"Are you 21?" would be better translated as "Тебе 21?". Here we have "тебе есть 21?" which is slightly different. It means that the speaker doesn't really enquire about the addressee's exact age but rather wants to know if they are old enough for something that requires to be at least 21.
It's yet another example of this course, for some reason, throwing in an idiomatic phrase that jars with everything they've taught us so far in the lesson notes and more straightforward sentences.
I understand the need to learn idiomatic phrases, but why present them without warning in this way? It's already hard enough to infer the rules of grammar from the very partial explanation in the notes and small number of examples in the exercises without throwing in these more complex usages.
The Russian sentence is asking if the person is at least 21 (literally have they got 21 years).
The English idiom is to ask if the person has had that birthday (turned 21), which will necessarily be in the past if it has occurred. In English aging is a process that a person does, so being a particular age means you've done enough aging in the past to qualify.

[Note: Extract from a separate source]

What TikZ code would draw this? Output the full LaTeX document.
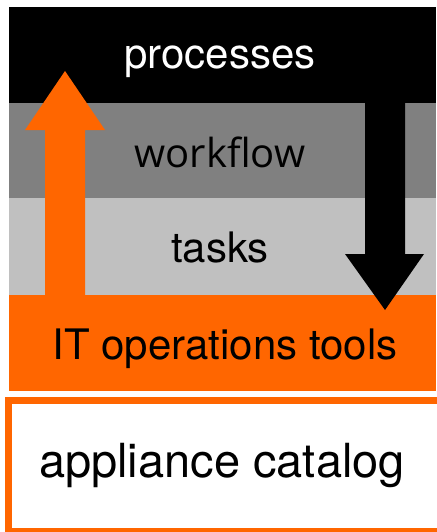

Here it means to recently have become 21 years old. "turning 21" = "recently had your 21st birthday" or "recently become 21 years old".
Usually, "turning" an age is used to refer to important ages. For example, in the US in many States, teenagers can obtain a driver's license when they "turn 16". People can register to vote when they "turn 18". People can drink legally when they "turn 21". People qualify for government retirement benefits when they "turn 65".
Although you can"turn [other ages]", the phrase does not have the same impact or significance. Age 30 in the US has some significance - like leaving your youth behind you. Birthdays on decades are more significant than others.